_Data segment_.

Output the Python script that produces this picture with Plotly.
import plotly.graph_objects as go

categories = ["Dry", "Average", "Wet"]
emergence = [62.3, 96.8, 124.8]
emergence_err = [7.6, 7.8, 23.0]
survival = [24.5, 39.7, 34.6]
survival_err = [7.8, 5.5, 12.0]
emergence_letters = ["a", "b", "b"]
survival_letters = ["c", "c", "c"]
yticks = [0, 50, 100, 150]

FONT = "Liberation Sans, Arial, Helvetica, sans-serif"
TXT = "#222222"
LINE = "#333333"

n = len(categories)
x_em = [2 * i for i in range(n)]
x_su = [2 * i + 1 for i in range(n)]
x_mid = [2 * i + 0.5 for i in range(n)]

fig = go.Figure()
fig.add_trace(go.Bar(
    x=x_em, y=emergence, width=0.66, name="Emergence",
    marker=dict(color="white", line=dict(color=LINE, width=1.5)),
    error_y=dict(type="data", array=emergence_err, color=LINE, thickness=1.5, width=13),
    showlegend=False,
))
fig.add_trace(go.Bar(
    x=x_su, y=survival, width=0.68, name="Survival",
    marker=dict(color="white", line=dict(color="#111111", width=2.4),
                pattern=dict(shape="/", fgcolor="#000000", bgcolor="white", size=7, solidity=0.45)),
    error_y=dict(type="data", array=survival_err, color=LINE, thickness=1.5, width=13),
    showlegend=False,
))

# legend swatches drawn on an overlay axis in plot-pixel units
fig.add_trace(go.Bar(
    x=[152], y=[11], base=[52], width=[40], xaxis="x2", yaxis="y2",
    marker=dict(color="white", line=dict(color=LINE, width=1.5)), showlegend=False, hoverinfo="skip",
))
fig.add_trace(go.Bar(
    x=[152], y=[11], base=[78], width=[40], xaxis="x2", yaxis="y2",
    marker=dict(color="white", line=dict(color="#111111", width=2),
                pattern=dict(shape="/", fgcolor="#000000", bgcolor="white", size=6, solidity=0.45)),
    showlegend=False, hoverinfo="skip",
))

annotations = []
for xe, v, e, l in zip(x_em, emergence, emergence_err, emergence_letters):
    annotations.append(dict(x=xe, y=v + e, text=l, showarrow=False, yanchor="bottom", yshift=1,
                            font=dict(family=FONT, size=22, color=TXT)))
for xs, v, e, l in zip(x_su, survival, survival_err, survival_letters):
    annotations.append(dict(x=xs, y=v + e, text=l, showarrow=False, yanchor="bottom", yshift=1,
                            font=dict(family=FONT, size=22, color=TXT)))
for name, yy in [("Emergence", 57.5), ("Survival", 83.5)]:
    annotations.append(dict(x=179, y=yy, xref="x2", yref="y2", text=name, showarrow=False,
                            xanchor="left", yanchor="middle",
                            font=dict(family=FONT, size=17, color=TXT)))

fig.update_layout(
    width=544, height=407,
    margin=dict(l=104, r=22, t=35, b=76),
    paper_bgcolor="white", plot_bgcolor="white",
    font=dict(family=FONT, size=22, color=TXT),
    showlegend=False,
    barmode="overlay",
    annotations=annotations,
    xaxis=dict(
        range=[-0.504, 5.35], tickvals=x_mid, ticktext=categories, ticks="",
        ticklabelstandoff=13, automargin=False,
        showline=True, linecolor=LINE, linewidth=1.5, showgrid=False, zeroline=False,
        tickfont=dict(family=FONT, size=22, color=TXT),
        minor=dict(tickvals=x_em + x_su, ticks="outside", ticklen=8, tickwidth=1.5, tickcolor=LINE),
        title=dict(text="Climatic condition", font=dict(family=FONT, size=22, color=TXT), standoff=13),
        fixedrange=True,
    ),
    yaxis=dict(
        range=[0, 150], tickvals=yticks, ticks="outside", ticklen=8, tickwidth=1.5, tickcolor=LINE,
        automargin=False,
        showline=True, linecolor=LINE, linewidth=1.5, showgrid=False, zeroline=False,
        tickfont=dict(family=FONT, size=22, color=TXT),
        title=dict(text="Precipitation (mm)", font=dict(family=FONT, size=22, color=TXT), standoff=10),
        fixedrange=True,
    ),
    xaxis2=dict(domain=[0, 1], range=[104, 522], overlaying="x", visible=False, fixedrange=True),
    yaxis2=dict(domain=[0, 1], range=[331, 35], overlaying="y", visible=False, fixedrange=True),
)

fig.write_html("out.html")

_Given problem_. Take the lines above and retype all of them exactly.

_Answer for the task_.
Output the Python script that produces this picture with Plotly.
import plotly.graph_objects as go

categories = ["Dry", "Average", "Wet"]
emergence = [62.3, 96.8, 124.8]
emergence_err = [7.6, 7.8, 23.0]
survival = [24.5, 39.7, 34.6]
survival_err = [7.8, 5.5, 12.0]
emergence_letters = ["a", "b", "b"]
survival_letters = ["c", "c", "c"]
yticks = [0, 50, 100, 150]

FONT = "Liberation Sans, Arial, Helvetica, sans-serif"
TXT = "#222222"
LINE = "#333333"

n = len(categories)
x_em = [2 * i for i in range(n)]
x_su = [2 * i + 1 for i in range(n)]
x_mid = [2 * i + 0.5 for i in range(n)]

fig = go.Figure()
fig.add_trace(go.Bar(
    x=x_em, y=emergence, width=0.66, name="Emergence",
    marker=dict(color="white", line=dict(color=LINE, width=1.5)),
    error_y=dict(type="data", array=emergence_err, color=LINE, thickness=1.5, width=13),
    showlegend=False,
))
fig.add_trace(go.Bar(
    x=x_su, y=survival, width=0.68, name="Survival",
    marker=dict(color="white", line=dict(color="#111111", width=2.4),
                pattern=dict(shape="/", fgcolor="#000000", bgcolor="white", size=7, solidity=0.45)),
    error_y=dict(type="data", array=survival_err, color=LINE, thickness=1.5, width=13),
    showlegend=False,
))

# legend swatches drawn on an overlay axis in plot-pixel units
fig.add_trace(go.Bar(
    x=[152], y=[11], base=[52], width=[40], xaxis="x2", yaxis="y2",
    marker=dict(color="white", line=dict(color=LINE, width=1.5)), showlegend=False, hoverinfo="skip",
))
fig.add_trace(go.Bar(
    x=[152], y=[11], base=[78], width=[40], xaxis="x2", yaxis="y2",
    marker=dict(color="white", line=dict(color="#111111", width=2),
                pattern=dict(shape="/", fgcolor="#000000", bgcolor="white", size=6, solidity=0.45)),
    showlegend=False, hoverinfo="skip",
))

annotations = []
for xe, v, e, l in zip(x_em, emergence, emergence_err, emergence_letters):
    annotations.append(dict(x=xe, y=v + e, text=l, showarrow=False, yanchor="bottom", yshift=1,
                            font=dict(family=FONT, size=22, color=TXT)))
for xs, v, e, l in zip(x_su, survival, survival_err, survival_letters):
    annotations.append(dict(x=xs, y=v + e, text=l, showarrow=False, yanchor="bottom", yshift=1,
                            font=dict(family=FONT, size=22, color=TXT)))
for name, yy in [("Emergence", 57.5), ("Survival", 83.5)]:
    annotations.append(dict(x=179, y=yy, xref="x2", yref="y2", text=name, showarrow=False,
                            xanchor="left", yanchor="middle",
                            font=dict(family=FONT, size=17, color=TXT)))

fig.update_layout(
    width=544, height=407,
    margin=dict(l=104, r=22, t=35, b=76),
    paper_bgcolor="white", plot_bgcolor="white",
    font=dict(family=FONT, size=22, color=TXT),
    showlegend=False,
    barmode="overlay",
    annotations=annotations,
    xaxis=dict(
        range=[-0.504, 5.35], tickvals=x_mid, ticktext=categories, ticks="",
        ticklabelstandoff=13, automargin=False,
        showline=True, linecolor=LINE, linewidth=1.5, showgrid=False, zeroline=False,
        tickfont=dict(family=FONT, size=22, color=TXT),
        minor=dict(tickvals=x_em + x_su, ticks="outside", ticklen=8, tickwidth=1.5, tickcolor=LINE),
        title=dict(text="Climatic condition", font=dict(family=FONT, size=22, color=TXT), standoff=13),
        fixedrange=True,
    ),
    yaxis=dict(
        range=[0, 150], tickvals=yticks, ticks="outside", ticklen=8, tickwidth=1.5, tickcolor=LINE,
        automargin=False,
        showline=True, linecolor=LINE, linewidth=1.5, showgrid=False, zeroline=False,
        tickfont=dict(family=FONT, size=22, color=TXT),
        title=dict(text="Precipitation (mm)", font=dict(family=FONT, size=22, color=TXT), standoff=10),
        fixedrange=True,
    ),
    xaxis2=dict(domain=[0, 1], range=[104, 522], overlaying="x", visible=False, fixedrange=True),
    yaxis2=dict(domain=[0, 1], range=[331, 35], overlaying="y", visible=False, fixedrange=True),
)

fig.write_html("out.html")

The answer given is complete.